#### [SUPPLIED MATERIAL]
---

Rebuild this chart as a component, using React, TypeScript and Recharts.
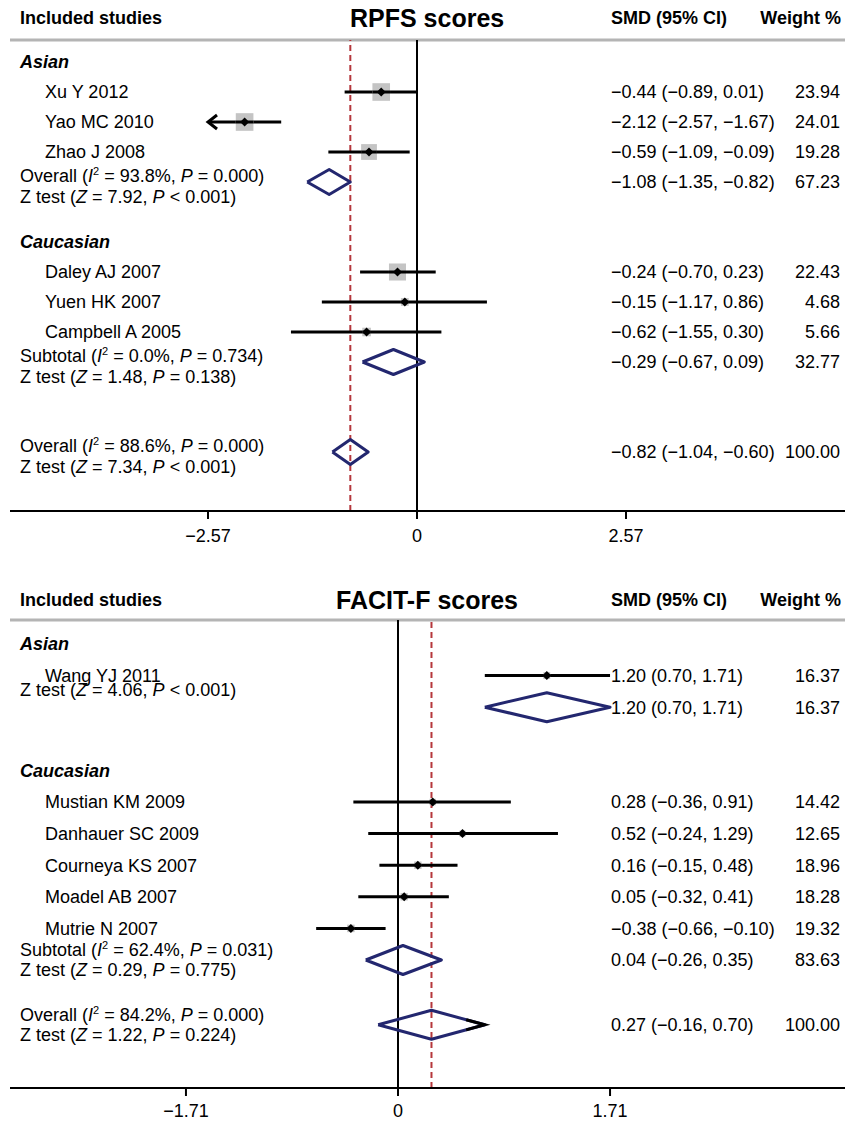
import React from "react";
import { ComposedChart, Scatter, ErrorBar, XAxis, YAxis, ReferenceLine } from "recharts";

document.body.style.margin = "0";

const FONT = '"Liberation Sans", Arial, Helvetica, sans-serif';
const NAVY = "#23276f";
const RED = "#b5373c";
const GREY_SQ = "#c4c4c4";
const W = 854;
const PLOT_L = 10;
const PLOT_R = 845;
const BODY = 18;

// ---- RPFS scores ----
const rpfsAsianStudies = ["Xu Y 2012", "Yao MC 2010", "Zhao J 2008"];
const rpfsAsianSmd = [-0.44, -2.12, -0.59];
const rpfsAsianLow = [-0.89, -2.57, -1.09];
const rpfsAsianHigh = [0.01, -1.67, -0.09];
const rpfsAsianWeight = [23.94, 24.01, 19.28];

const rpfsCaucStudies = ["Daley AJ 2007", "Yuen HK 2007", "Campbell A 2005"];
const rpfsCaucSmd = [-0.24, -0.15, -0.62];
const rpfsCaucLow = [-0.7, -1.17, -1.55];
const rpfsCaucHigh = [0.23, 0.86, 0.3];
const rpfsCaucWeight = [22.43, 4.68, 5.66];

const rpfsPooledLabel = ["Overall", "Subtotal", "Overall"];
const rpfsPooledSmd = [-1.08, -0.29, -0.82];
const rpfsPooledLow = [-1.35, -0.67, -1.04];
const rpfsPooledHigh = [-0.82, 0.09, -0.6];
const rpfsPooledWeight = [67.23, 32.77, 100];
const rpfsPooledI2 = [93.8, 0.0, 88.6];
const rpfsPooledPHet = ["0.000", "0.734", "0.000"];
const rpfsPooledZ = [7.92, 1.48, 7.34];
const rpfsPooledPZ = ["< 0.001", "= 0.138", "< 0.001"];
const rpfsTicks = [-2.57, 0, 2.57];
const rpfsTruncated = ["Yao MC 2010"];

// ---- FACIT-F scores ----
const facitAsianStudies = ["Wang YJ 2011"];
const facitAsianSmd = [1.2];
const facitAsianLow = [0.7];
const facitAsianHigh = [1.71];
const facitAsianWeight = [16.37];

const facitCaucStudies = ["Mustian KM 2009", "Danhauer SC 2009", "Courneya KS 2007", "Moadel AB 2007", "Mutrie N 2007"];
const facitCaucSmd = [0.28, 0.52, 0.16, 0.05, -0.38];
const facitCaucLow = [-0.36, -0.24, -0.15, -0.32, -0.66];
const facitCaucHigh = [0.91, 1.29, 0.48, 0.41, -0.1];
const facitCaucWeight = [14.42, 12.65, 18.96, 18.28, 19.32];

const facitPooledLabel = ["", "Subtotal", "Overall"];
const facitPooledSmd = [1.2, 0.04, 0.27];
const facitPooledLow = [0.7, -0.26, -0.16];
const facitPooledHigh = [1.71, 0.35, 0.7];
const facitPooledWeight = [16.37, 83.63, 100];
const facitPooledI2 = [null, 62.4, 84.2];
const facitPooledPHet = [null, "0.031", "0.000"];
const facitPooledZ = [4.06, 0.29, 1.22];
const facitPooledPZ = ["< 0.001", "= 0.775", "= 0.224"];
const facitTicks = [-1.71, 0, 1.71];
const facitTruncated: string[] = [];

const groupNames = ["Asian", "Caucasian"];

type Group = { name: string; studies: string[]; smd: number[]; low: number[]; high: number[]; weight: number[] };
type Pooled = {
  label: string; smd: number; low: number; high: number; weight: number;
  i2: number | null; pHet: string | null; z: number; pZ: string;
};

const fmt = (v: number) => (v < 0 ? "\u2212" : "") + Math.abs(v).toFixed(2);
const ciText = (s: number, l: number, h: number) => `${fmt(s)} (${fmt(l)}, ${fmt(h)})`;

function makePooled(label: string[], smd: number[], low: number[], high: number[], weight: number[],
  i2: (number | null)[], pHet: (string | null)[], z: number[], pZ: string[]): Pooled[] {
  return label.map((lb, i) => ({
    label: lb, smd: smd[i], low: low[i], high: high[i], weight: weight[i],
    i2: i2[i], pHet: pHet[i], z: z[i], pZ: pZ[i],
  }));
}

type PanelCfg = {
  title: string;
  titleLeft: number;
  height: number;
  plotTop: number;
  plotBottom: number;
  headerY: number;
  zeroPx: number;
  pxPerUnit: number;
  rowBase: number;
  rowUnit: number;
  ticks: number[];
  tickMargin: number;
  groups: Group[];
  pooled: Pooled[];
  truncated: string[];
  groupGap: number;
  overallGap: number;
  diamondHalf: number;
  squareScale: number;
  statsOffset: [number, number];
  blackTip: boolean;
};

const rpfsCfg: PanelCfg = {
  title: "RPFS scores",
  titleLeft: 350,
  height: 560,
  plotTop: 40,
  plotBottom: 511,
  headerY: 18,
  zeroPx: 417,
  pxPerUnit: 81.32,
  rowBase: 62,
  rowUnit: 30,
  ticks: rpfsTicks,
  tickMargin: 10,
  groups: [
    { name: groupNames[0], studies: rpfsAsianStudies, smd: rpfsAsianSmd, low: rpfsAsianLow, high: rpfsAsianHigh, weight: rpfsAsianWeight },
    { name: groupNames[1], studies: rpfsCaucStudies, smd: rpfsCaucSmd, low: rpfsCaucLow, high: rpfsCaucHigh, weight: rpfsCaucWeight },
  ],
  pooled: makePooled(rpfsPooledLabel, rpfsPooledSmd, rpfsPooledLow, rpfsPooledHigh, rpfsPooledWeight,
    rpfsPooledI2, rpfsPooledPHet, rpfsPooledZ, rpfsPooledPZ),
  truncated: rpfsTruncated,
  groupGap: 2,
  overallGap: 3,
  diamondHalf: 12.5,
  squareScale: 3.6,
  statsOffset: [-6, 15],
  blackTip: false,
};

const facitCfg: PanelCfg = {
  title: "FACIT-F scores",
  titleLeft: 336,
  height: 561,
  plotTop: 60,
  plotBottom: 528,
  headerY: 40,
  zeroPx: 398,
  pxPerUnit: 124,
  rowBase: 84,
  rowUnit: 31.6,
  ticks: facitTicks,
  tickMargin: 8,
  groups: [
    { name: groupNames[0], studies: facitAsianStudies, smd: facitAsianSmd, low: facitAsianLow, high: facitAsianHigh, weight: facitAsianWeight },
    { name: groupNames[1], studies: facitCaucStudies, smd: facitCaucSmd, low: facitCaucLow, high: facitCaucHigh, weight: facitCaucWeight },
  ],
  pooled: makePooled(facitPooledLabel, facitPooledSmd, facitPooledLow, facitPooledHigh, facitPooledWeight,
    facitPooledI2, facitPooledPHet, facitPooledZ, facitPooledPZ),
  truncated: facitTruncated,
  groupGap: 2,
  overallGap: 2.05,
  diamondHalf: 14.5,
  squareScale: 1.7,
  statsOffset: [-10, 10],
  blackTip: true,
};

const txt = (cy: number) => cy + BODY * 0.36;

function ForestPanel({ cfg }: { cfg: PanelCfg }) {
  const xDomain: [number, number] = [
    (PLOT_L - cfg.zeroPx) / cfg.pxPerUnit,
    (PLOT_R - cfg.zeroPx) / cfg.pxPerUnit,
  ];
  const yDomain: [number, number] = [
    (cfg.plotTop - cfg.rowBase) / cfg.rowUnit,
    (cfg.plotBottom - cfg.rowBase) / cfg.rowUnit,
  ];
  const dHalf = cfg.diamondHalf / cfg.rowUnit;

  // lay the rows out top to bottom
  const groupRows: any[] = [];
  const studyRows: any[] = [];
  const pooledRows: any[] = [];
  let r = 0;
  cfg.groups.forEach((g, gi) => {
    groupRows.push({ x: 0, y: r, name: g.name });
    r += 1;
    g.studies.forEach((s, i) => {
      studyRows.push({
        x: g.smd[i], y: r, name: s, low: g.low[i], high: g.high[i], weight: g.weight[i],
        err: [g.smd[i] - g.low[i], g.high[i] - g.smd[i]],
      });
      r += 1;
    });
    pooledRows.push({ x: cfg.pooled[gi].smd, y: r, ...cfg.pooled[gi] });
    r += cfg.groupGap;
  });
  r = r - cfg.groupGap + cfg.overallGap;
  const overall = cfg.pooled[cfg.pooled.length - 1];
  pooledRows.push({ x: overall.smd, y: r, ...overall });

  const diamonds = pooledRows.map((p) => [
    { x: p.low, y: p.y },
    { x: p.smd, y: p.y - dHalf },
    { x: p.high, y: p.y },
    { x: p.smd, y: p.y + dHalf },
    { x: p.low, y: p.y },
  ]);
  const tipLen = 0.15;
  const tip = (() => {
    const p = pooledRows[pooledRows.length - 1];
    const f = tipLen / (p.high - p.smd);
    return [
      { x: p.high - tipLen, y: p.y - dHalf * f },
      { x: p.high, y: p.y },
      { x: p.high - tipLen, y: p.y + dHalf * f },
    ];
  })();
  const arrows = studyRows.filter((s) => cfg.truncated.includes(s.name)).map((s) => ({ x: s.low, y: s.y }));

  const GroupLabel = (props: any) => (
    <text x={20} y={txt(props.cy)} fontFamily={FONT} fontSize={BODY} fontWeight="bold" fontStyle="italic" fill="#000">
      {props.payload.name}
    </text>
  );

  const StudyMark = (props: any) => {
    const { cx, cy, payload } = props;
    const side = Math.sqrt(payload.weight) * cfg.squareScale;
    const d = 4.5;
    return (
      <g>
        <rect x={cx - side / 2} y={cy - side / 2} width={side} height={side} fill={GREY_SQ} />
        <line x1={cx - side / 2} x2={cx + side / 2} y1={cy} y2={cy} stroke="#000" strokeWidth={3} />
        <path d={`M${cx - d},${cy} L${cx},${cy - d} L${cx + d},${cy} L${cx},${cy + d} Z`} fill="#000" />
        <text x={45} y={txt(cy)} fontFamily={FONT} fontSize={BODY} fill="#000">{payload.name}</text>
        <text x={611} y={txt(cy)} fontFamily={FONT} fontSize={BODY} fill="#000">
          {ciText(payload.x, payload.low, payload.high)}
        </text>
        <text x={840} y={txt(cy)} textAnchor="end" fontFamily={FONT} fontSize={BODY} fill="#000">
          {payload.weight.toFixed(2)}
        </text>
      </g>
    );
  };

  const Chevron = (props: any) => {
    const { cx, cy } = props;
    return (
      <polyline points={`${cx + 9},${cy - 7} ${cx},${cy} ${cx + 9},${cy + 7}`} fill="none" stroke="#000" strokeWidth={3} />
    );
  };

  const PooledText = (props: any) => {
    const { cy, payload: p } = props;
    const [o1, o2] = cfg.statsOffset;
    const hasHet = p.i2 !== null && p.i2 !== undefined;
    return (
      <g fontFamily={FONT} fontSize={BODY} fill="#000">
        {hasHet && (
          <text x={20} y={txt(cy + o1)}>
            {p.label} (<tspan fontStyle="italic">I</tspan>
            <tspan fontSize={11} dy={-7}>2</tspan>
            <tspan dy={7}> = {p.i2.toFixed(1)}%, </tspan>
            <tspan fontStyle="italic">P</tspan> = {p.pHet})
          </text>
        )}
        <text x={20} y={txt(hasHet ? cy + o2 : cy - 18)}>
          Z test (<tspan fontStyle="italic">Z</tspan> = {p.z.toFixed(2)}, <tspan fontStyle="italic">P</tspan> {p.pZ})
        </text>
        <text x={611} y={txt(cy)}>{ciText(p.smd, p.low, p.high)}</text>
        <text x={840} y={txt(cy)} textAnchor="end">{p.weight.toFixed(2)}</text>
      </g>
    );
  };

  const Empty = () => <g />;
  const tickFmt = (v: number) => (v === 0 ? "0" : fmt(v));

  const headStyle: React.CSSProperties = {
    position: "absolute",
    top: cfg.headerY - 12,
    height: 24,
    lineHeight: "24px",
    fontFamily: FONT,
    fontWeight: "bold",
    fontSize: 18,
    color: "#000",
    whiteSpace: "nowrap",
  };

  return (
    <div style={{ position: "relative", width: W, height: cfg.height }}>
      <ComposedChart
        width={W}
        height={cfg.height}
        margin={{ top: cfg.plotTop, right: W - PLOT_R, left: PLOT_L, bottom: cfg.height - cfg.plotBottom - 30 }}
      >
        <XAxis
          type="number"
          dataKey="x"
          domain={xDomain}
          allowDataOverflow
          ticks={cfg.ticks}
          interval={0}
          tickFormatter={tickFmt}
          height={30}
          tickSize={8}
          tickMargin={cfg.tickMargin}
          axisLine={{ stroke: "#000", strokeWidth: 2 }}
          tickLine={{ stroke: "#000", strokeWidth: 2 }}
          tick={{ fill: "#000", fontSize: BODY, fontFamily: FONT }}
        />
        <YAxis type="number" dataKey="y" domain={yDomain} allowDataOverflow reversed hide />
        <ReferenceLine y={yDomain[0]} stroke="#b4b4b4" strokeWidth={3} />
        <ReferenceLine x={0} stroke="#000" strokeWidth={2} />
        <ReferenceLine x={overall.smd} stroke={RED} strokeWidth={2} strokeDasharray="6 4" />
        <Scatter data={groupRows} shape={GroupLabel} isAnimationActive={false} />
        <Scatter data={studyRows} shape={StudyMark} isAnimationActive={false}>
          <ErrorBar dataKey="err" direction="x" width={0} stroke="#000" strokeWidth={3} />
        </Scatter>
        <Scatter data={arrows} shape={Chevron} isAnimationActive={false} />
        {diamonds.map((d, i) => (
          <Scatter
            key={i}
            data={d}
            shape={Empty}
            line={{ stroke: NAVY, strokeWidth: 3, strokeLinejoin: "round" }}
            isAnimationActive={false}
          />
        ))}
        {cfg.blackTip && (
          <Scatter data={tip} shape={Empty} line={{ stroke: "#000", strokeWidth: 3 }} isAnimationActive={false} />
        )}
        <Scatter data={pooledRows} shape={PooledText} isAnimationActive={false} />
      </ComposedChart>
      <div style={{ ...headStyle, left: 20 }}>Included studies</div>
      <div style={{ ...headStyle, left: cfg.titleLeft, fontSize: 25, top: cfg.headerY - 16, height: 32, lineHeight: "32px" }}>
        {cfg.title}
      </div>
      <div style={{ ...headStyle, left: 611 }}>SMD (95% CI)</div>
      <div style={{ ...headStyle, right: W - 841 }}>Weight %</div>
    </div>
  );
}

export default function App() {
  return (
    <div style={{ width: W, height: 1121, background: "#fff", position: "relative" }}>
      <ForestPanel cfg={rpfsCfg} />
      <ForestPanel cfg={facitCfg} />
    </div>
  );
}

---

#### [PROBLEM DESCRIPTION]
Every line from the top of the material above through the line with "const facitCaucWeight = [14.42, 12.65, 18.96, 18.28, 19.32];" should be duplicated exactly, please; leave out the pictures.

#### [REPLY TO THE EXERCISE]
Rebuild this chart as a component, using React, TypeScript and Recharts.
import React from "react";
import { ComposedChart, Scatter, ErrorBar, XAxis, YAxis, ReferenceLine } from "recharts";

document.body.style.margin = "0";

const FONT = '"Liberation Sans", Arial, Helvetica, sans-serif';
const NAVY = "#23276f";
const RED = "#b5373c";
const GREY_SQ = "#c4c4c4";
const W = 854;
const PLOT_L = 10;
const PLOT_R = 845;
const BODY = 18;

// ---- RPFS scores ----
const rpfsAsianStudies = ["Xu Y 2012", "Yao MC 2010", "Zhao J 2008"];
const rpfsAsianSmd = [-0.44, -2.12, -0.59];
const rpfsAsianLow = [-0.89, -2.57, -1.09];
const rpfsAsianHigh = [0.01, -1.67, -0.09];
const rpfsAsianWeight = [23.94, 24.01, 19.28];

const rpfsCaucStudies = ["Daley AJ 2007", "Yuen HK 2007", "Campbell A 2005"];
const rpfsCaucSmd = [-0.24, -0.15, -0.62];
const rpfsCaucLow = [-0.7, -1.17, -1.55];
const rpfsCaucHigh = [0.23, 0.86, 0.3];
const rpfsCaucWeight = [22.43, 4.68, 5.66];

const rpfsPooledLabel = ["Overall", "Subtotal", "Overall"];
const rpfsPooledSmd = [-1.08, -0.29, -0.82];
const rpfsPooledLow = [-1.35, -0.67, -1.04];
const rpfsPooledHigh = [-0.82, 0.09, -0.6];
const rpfsPooledWeight = [67.23, 32.77, 100];
const rpfsPooledI2 = [93.8, 0.0, 88.6];
const rpfsPooledPHet = ["0.000", "0.734", "0.000"];
const rpfsPooledZ = [7.92, 1.48, 7.34];
const rpfsPooledPZ = ["< 0.001", "= 0.138", "< 0.001"];
const rpfsTicks = [-2.57, 0, 2.57];
const rpfsTruncated = ["Yao MC 2010"];

// ---- FACIT-F scores ----
const facitAsianStudies = ["Wang YJ 2011"];
const facitAsianSmd = [1.2];
const facitAsianLow = [0.7];
const facitAsianHigh = [1.71];
const facitAsianWeight = [16.37];

const facitCaucStudies = ["Mustian KM 2009", "Danhauer SC 2009", "Courneya KS 2007", "Moadel AB 2007", "Mutrie N 2007"];
const facitCaucSmd = [0.28, 0.52, 0.16, 0.05, -0.38];
const facitCaucLow = [-0.36, -0.24, -0.15, -0.32, -0.66];
const facitCaucHigh = [0.91, 1.29, 0.48, 0.41, -0.1];
const facitCaucWeight = [14.42, 12.65, 18.96, 18.28, 19.32];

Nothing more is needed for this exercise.